YOUR TASK: Copy all the data exactly, except the pictures.

COLLECTED MATERIAL:
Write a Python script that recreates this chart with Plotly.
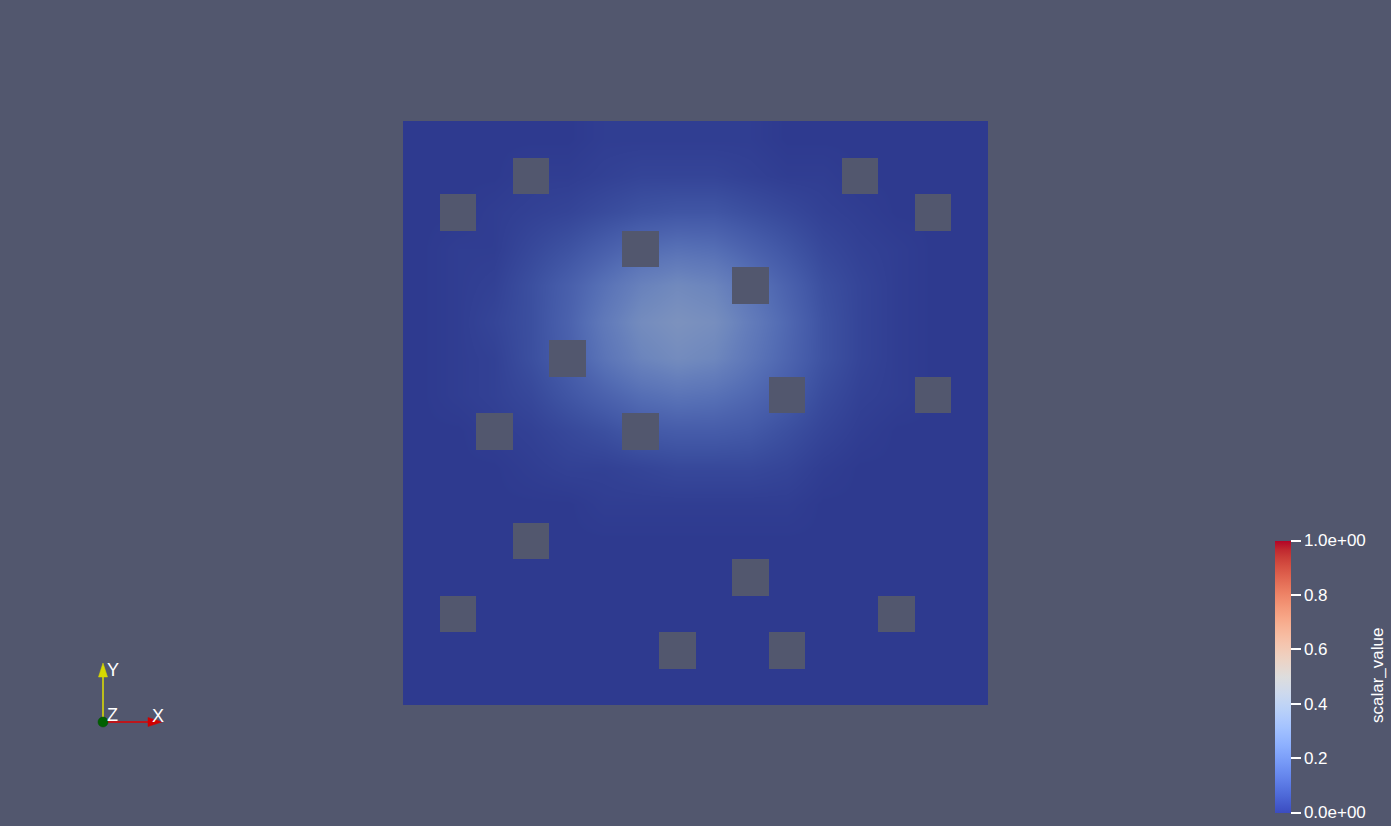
import plotly.graph_objects as go
import numpy as np

BG = "#52576e"

# 16 x 16 coarse grid of estimated scalar values (row 0 = top)
field_rows = [
    [0.00,0.00,0.00,0.00,0.00,0.01,0.01,0.01,0.01,0.01,0.00,0.00,0.00,0.00,0.00,0.00],
    [0.00,0.00,0.00,0.01,0.01,0.02,0.03,0.03,0.03,0.02,0.01,0.01,0.00,0.00,0.00,0.00],
    [0.00,0.00,0.01,0.02,0.03,0.05,0.07,0.08,0.08,0.06,0.04,0.02,0.01,0.00,0.00,0.00],
    [0.00,0.01,0.01,0.04,0.07,0.11,0.15,0.17,0.16,0.12,0.08,0.04,0.02,0.01,0.00,0.00],
    [0.00,0.01,0.02,0.06,0.11,0.17,0.23,0.26,0.24,0.18,0.12,0.06,0.03,0.01,0.00,0.00],
    [0.00,0.01,0.03,0.06,0.12,0.20,0.27,0.30,0.28,0.21,0.14,0.07,0.03,0.01,0.00,0.00],
    [0.00,0.01,0.02,0.06,0.11,0.18,0.24,0.27,0.25,0.19,0.13,0.07,0.03,0.01,0.00,0.00],
    [0.00,0.01,0.02,0.04,0.08,0.12,0.16,0.18,0.17,0.14,0.10,0.05,0.02,0.01,0.00,0.00],
    [0.00,0.00,0.01,0.02,0.04,0.06,0.09,0.10,0.10,0.09,0.06,0.03,0.01,0.00,0.00,0.00],
    [0.00,0.00,0.00,0.01,0.02,0.02,0.03,0.04,0.04,0.04,0.03,0.01,0.00,0.00,0.00,0.00],
    [0.00,0.00,0.00,0.00,0.00,0.01,0.01,0.01,0.01,0.01,0.01,0.00,0.00,0.00,0.00,0.00],
    [0.00]*16,
    [0.00]*16,
    [0.00]*16,
    [0.00]*16,
    [0.00]*16,
]

# obstacle cells (column, row from top)
hole_cols = [3, 12, 1, 14, 6, 9, 4, 10, 14, 2, 6, 3, 9, 1, 13, 7, 10]
hole_rows = [1, 1, 2, 2, 3, 4, 6, 7, 7, 8, 8, 11, 12, 13, 13, 14, 14]

# colorbar ticks
tick_vals = [0.0, 0.2, 0.4, 0.6, 0.8, 1.0]
tick_text = ["0.0e+00", "0.2", "0.4", "0.6", "0.8", "1.0e+00"]
bar_title = "scalar_value"

# Cool to Warm colormap
cw_pos = [0.0, 0.03125, 0.0625, 0.09375, 0.125, 0.15625, 0.1875, 0.21875, 0.25,
          0.28125, 0.3125, 0.34375, 0.375, 0.40625, 0.4375, 0.46875, 0.5,
          0.53125, 0.5625, 0.59375, 0.625, 0.65625, 0.6875, 0.71875, 0.75,
          0.78125, 0.8125, 0.84375, 0.875, 0.90625, 0.9375, 0.96875, 1.0]
cw_rgb = [(59,76,192),(68,90,204),(77,104,215),(87,117,225),(98,130,234),(108,142,241),
          (119,154,247),(130,165,251),(141,176,254),(152,185,255),(163,194,255),(174,201,253),
          (184,208,249),(194,213,244),(204,217,238),(213,219,230),(221,221,221),(229,216,209),
          (236,211,197),(241,204,185),(245,196,173),(247,187,160),(247,177,148),(247,166,135),
          (244,154,123),(241,141,111),(236,127,99),(229,112,88),(222,96,77),(213,80,66),
          (203,62,56),(192,40,47),(180,4,38)]

cs_true = [[p, "rgb(%d,%d,%d)" % c] for p, c in zip(cw_pos, cw_rgb)]
shade = (0.78, 0.765, 0.745)
cs_lit = [[p, "rgb(%d,%d,%d)" % tuple(int(round(v * s)) for v, s in zip(c, shade))]
          for p, c in zip(cw_pos, cw_rgb)]

FONT = "Liberation Sans, Arial"
n = 16
xc = [i + 0.5 for i in range(n)]
yc = [j + 0.5 for j in range(n)]

mask = np.full((n, n), np.nan)
for c, r in zip(hole_cols, hole_rows):
    mask[r, c] = 1.0

fig = go.Figure()
fig.add_trace(go.Heatmap(
    x=xc, y=yc, z=field_rows, colorscale=cs_lit, zmin=0, zmax=1,
    zsmooth="best", showscale=False, hoverinfo="skip"))
fig.add_trace(go.Heatmap(
    x=xc, y=yc, z=mask, colorscale=[[0, BG], [1, BG]], zmin=0, zmax=1,
    showscale=False, hoverinfo="skip", xgap=0, ygap=0))
fig.add_trace(go.Scatter(
    x=[-50], y=[-50], mode="markers", hoverinfo="skip", showlegend=False,
    marker=dict(color=[0.5], cmin=0, cmax=1, colorscale=cs_true, showscale=True, size=1,
                colorbar=dict(
                    thickness=16, thicknessmode="pixels",
                    len=272, lenmode="pixels",
                    x=1275 / 1391, xanchor="left", xref="paper",
                    y=1 - 676.5 / 826, yanchor="middle", yref="paper",
                    xpad=0, ypad=0, outlinewidth=0, borderwidth=0,
                    tickmode="array", tickvals=tick_vals, ticktext=tick_text,
                    ticks="outside", ticklen=10, tickwidth=1.5, tickcolor="white",
                    tickfont=dict(family=FONT, size=17, color="white"),
                ))))

W, H = 1391, 826
def px(x): return x / W
def py(y): return 1 - y / H

shapes = [
    dict(type="line", xref="paper", yref="paper", x0=px(103), y0=py(722), x1=px(103), y1=py(672),
         line=dict(color="#e0e000", width=1.5)),
    dict(type="path", xref="paper", yref="paper",
         path="M %f %f L %f %f L %f %f Z" % (px(98.5), py(677), px(103), py(663), px(107.5), py(677)),
         fillcolor="#d8d800", line=dict(color="#d8d800", width=0.5)),
    dict(type="line", xref="paper", yref="paper", x0=px(103), y0=py(722), x1=px(150), y1=py(722),
         line=dict(color="#e00000", width=1.5)),
    dict(type="path", xref="paper", yref="paper",
         path="M %f %f L %f %f L %f %f Z" % (px(148), py(717.5), px(162), py(722), px(148), py(726.5)),
         fillcolor="#d00000", line=dict(color="#d00000", width=0.5)),
    dict(type="circle", xref="paper", yref="paper", x0=px(98), y0=py(717), x1=px(108), y1=py(727),
         fillcolor="#006000", line=dict(color="#005000", width=0.5)),
]
annotations = [
    dict(text="Y", x=px(105), y=py(670), xref="paper", yref="paper", xanchor="left", yanchor="middle",
         showarrow=False, font=dict(family=FONT, size=18, color="white")),
    dict(text="Z", x=px(105), y=py(715), xref="paper", yref="paper", xanchor="left", yanchor="middle",
         showarrow=False, font=dict(family=FONT, size=18, color="white")),
    dict(text="X", x=px(150), y=py(716), xref="paper", yref="paper", xanchor="left", yanchor="middle",
         showarrow=False, font=dict(family=FONT, size=18, color="white")),
    dict(text=bar_title, x=px(1377), y=py(676), xref="paper", yref="paper", xanchor="center",
         yanchor="middle", textangle=-90, showarrow=False,
         font=dict(family=FONT, size=17, color="white")),
]

fig.update_layout(
    width=W, height=H, margin=dict(l=0, r=0, t=0, b=0),
    paper_bgcolor=BG, plot_bgcolor=BG, showlegend=False,
    xaxis=dict(domain=[403 / W, 988 / W], range=[0, 16], visible=False, fixedrange=True),
    yaxis=dict(domain=[(826 - 705) / H, (826 - 121) / H], range=[16, 0], visible=False, fixedrange=True),
    shapes=shapes, annotations=annotations,
)

fig.write_html("out.html")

SOLUTION FOR THIS TASK:
Write a Python script that recreates this chart with Plotly.
import plotly.graph_objects as go
import numpy as np

BG = "#52576e"

# 16 x 16 coarse grid of estimated scalar values (row 0 = top)
field_rows = [
    [0.00,0.00,0.00,0.00,0.00,0.01,0.01,0.01,0.01,0.01,0.00,0.00,0.00,0.00,0.00,0.00],
    [0.00,0.00,0.00,0.01,0.01,0.02,0.03,0.03,0.03,0.02,0.01,0.01,0.00,0.00,0.00,0.00],
    [0.00,0.00,0.01,0.02,0.03,0.05,0.07,0.08,0.08,0.06,0.04,0.02,0.01,0.00,0.00,0.00],
    [0.00,0.01,0.01,0.04,0.07,0.11,0.15,0.17,0.16,0.12,0.08,0.04,0.02,0.01,0.00,0.00],
    [0.00,0.01,0.02,0.06,0.11,0.17,0.23,0.26,0.24,0.18,0.12,0.06,0.03,0.01,0.00,0.00],
    [0.00,0.01,0.03,0.06,0.12,0.20,0.27,0.30,0.28,0.21,0.14,0.07,0.03,0.01,0.00,0.00],
    [0.00,0.01,0.02,0.06,0.11,0.18,0.24,0.27,0.25,0.19,0.13,0.07,0.03,0.01,0.00,0.00],
    [0.00,0.01,0.02,0.04,0.08,0.12,0.16,0.18,0.17,0.14,0.10,0.05,0.02,0.01,0.00,0.00],
    [0.00,0.00,0.01,0.02,0.04,0.06,0.09,0.10,0.10,0.09,0.06,0.03,0.01,0.00,0.00,0.00],
    [0.00,0.00,0.00,0.01,0.02,0.02,0.03,0.04,0.04,0.04,0.03,0.01,0.00,0.00,0.00,0.00],
    [0.00,0.00,0.00,0.00,0.00,0.01,0.01,0.01,0.01,0.01,0.01,0.00,0.00,0.00,0.00,0.00],
    [0.00]*16,
    [0.00]*16,
    [0.00]*16,
    [0.00]*16,
    [0.00]*16,
]

# obstacle cells (column, row from top)
hole_cols = [3, 12, 1, 14, 6, 9, 4, 10, 14, 2, 6, 3, 9, 1, 13, 7, 10]
hole_rows = [1, 1, 2, 2, 3, 4, 6, 7, 7, 8, 8, 11, 12, 13, 13, 14, 14]

# colorbar ticks
tick_vals = [0.0, 0.2, 0.4, 0.6, 0.8, 1.0]
tick_text = ["0.0e+00", "0.2", "0.4", "0.6", "0.8", "1.0e+00"]
bar_title = "scalar_value"

# Cool to Warm colormap
cw_pos = [0.0, 0.03125, 0.0625, 0.09375, 0.125, 0.15625, 0.1875, 0.21875, 0.25,
          0.28125, 0.3125, 0.34375, 0.375, 0.40625, 0.4375, 0.46875, 0.5,
          0.53125, 0.5625, 0.59375, 0.625, 0.65625, 0.6875, 0.71875, 0.75,
          0.78125, 0.8125, 0.84375, 0.875, 0.90625, 0.9375, 0.96875, 1.0]
cw_rgb = [(59,76,192),(68,90,204),(77,104,215),(87,117,225),(98,130,234),(108,142,241),
          (119,154,247),(130,165,251),(141,176,254),(152,185,255),(163,194,255),(174,201,253),
          (184,208,249),(194,213,244),(204,217,238),(213,219,230),(221,221,221),(229,216,209),
          (236,211,197),(241,204,185),(245,196,173),(247,187,160),(247,177,148),(247,166,135),
          (244,154,123),(241,141,111),(236,127,99),(229,112,88),(222,96,77),(213,80,66),
          (203,62,56),(192,40,47),(180,4,38)]

cs_true = [[p, "rgb(%d,%d,%d)" % c] for p, c in zip(cw_pos, cw_rgb)]
shade = (0.78, 0.765, 0.745)
cs_lit = [[p, "rgb(%d,%d,%d)" % tuple(int(round(v * s)) for v, s in zip(c, shade))]
          for p, c in zip(cw_pos, cw_rgb)]

FONT = "Liberation Sans, Arial"
n = 16
xc = [i + 0.5 for i in range(n)]
yc = [j + 0.5 for j in range(n)]

mask = np.full((n, n), np.nan)
for c, r in zip(hole_cols, hole_rows):
    mask[r, c] = 1.0

fig = go.Figure()
fig.add_trace(go.Heatmap(
    x=xc, y=yc, z=field_rows, colorscale=cs_lit, zmin=0, zmax=1,
    zsmooth="best", showscale=False, hoverinfo="skip"))
fig.add_trace(go.Heatmap(
    x=xc, y=yc, z=mask, colorscale=[[0, BG], [1, BG]], zmin=0, zmax=1,
    showscale=False, hoverinfo="skip", xgap=0, ygap=0))
fig.add_trace(go.Scatter(
    x=[-50], y=[-50], mode="markers", hoverinfo="skip", showlegend=False,
    marker=dict(color=[0.5], cmin=0, cmax=1, colorscale=cs_true, showscale=True, size=1,
                colorbar=dict(
                    thickness=16, thicknessmode="pixels",
                    len=272, lenmode="pixels",
                    x=1275 / 1391, xanchor="left", xref="paper",
                    y=1 - 676.5 / 826, yanchor="middle", yref="paper",
                    xpad=0, ypad=0, outlinewidth=0, borderwidth=0,
                    tickmode="array", tickvals=tick_vals, ticktext=tick_text,
                    ticks="outside", ticklen=10, tickwidth=1.5, tickcolor="white",
                    tickfont=dict(family=FONT, size=17, color="white"),
                ))))

W, H = 1391, 826
def px(x): return x / W
def py(y): return 1 - y / H

shapes = [
    dict(type="line", xref="paper", yref="paper", x0=px(103), y0=py(722), x1=px(103), y1=py(672),
         line=dict(color="#e0e000", width=1.5)),
    dict(type="path", xref="paper", yref="paper",
         path="M %f %f L %f %f L %f %f Z" % (px(98.5), py(677), px(103), py(663), px(107.5), py(677)),
         fillcolor="#d8d800", line=dict(color="#d8d800", width=0.5)),
    dict(type="line", xref="paper", yref="paper", x0=px(103), y0=py(722), x1=px(150), y1=py(722),
         line=dict(color="#e00000", width=1.5)),
    dict(type="path", xref="paper", yref="paper",
         path="M %f %f L %f %f L %f %f Z" % (px(148), py(717.5), px(162), py(722), px(148), py(726.5)),
         fillcolor="#d00000", line=dict(color="#d00000", width=0.5)),
    dict(type="circle", xref="paper", yref="paper", x0=px(98), y0=py(717), x1=px(108), y1=py(727),
         fillcolor="#006000", line=dict(color="#005000", width=0.5)),
]
annotations = [
    dict(text="Y", x=px(105), y=py(670), xref="paper", yref="paper", xanchor="left", yanchor="middle",
         showarrow=False, font=dict(family=FONT, size=18, color="white")),
    dict(text="Z", x=px(105), y=py(715), xref="paper", yref="paper", xanchor="left", yanchor="middle",
         showarrow=False, font=dict(family=FONT, size=18, color="white")),
    dict(text="X", x=px(150), y=py(716), xref="paper", yref="paper", xanchor="left", yanchor="middle",
         showarrow=False, font=dict(family=FONT, size=18, color="white")),
    dict(text=bar_title, x=px(1377), y=py(676), xref="paper", yref="paper", xanchor="center",
         yanchor="middle", textangle=-90, showarrow=False,
         font=dict(family=FONT, size=17, color="white")),
]

fig.update_layout(
    width=W, height=H, margin=dict(l=0, r=0, t=0, b=0),
    paper_bgcolor=BG, plot_bgcolor=BG, showlegend=False,
    xaxis=dict(domain=[403 / W, 988 / W], range=[0, 16], visible=False, fixedrange=True),
    yaxis=dict(domain=[(826 - 705) / H, (826 - 121) / H], range=[16, 0], visible=False, fixedrange=True),
    shapes=shapes, annotations=annotations,
)

fig.write_html("out.html")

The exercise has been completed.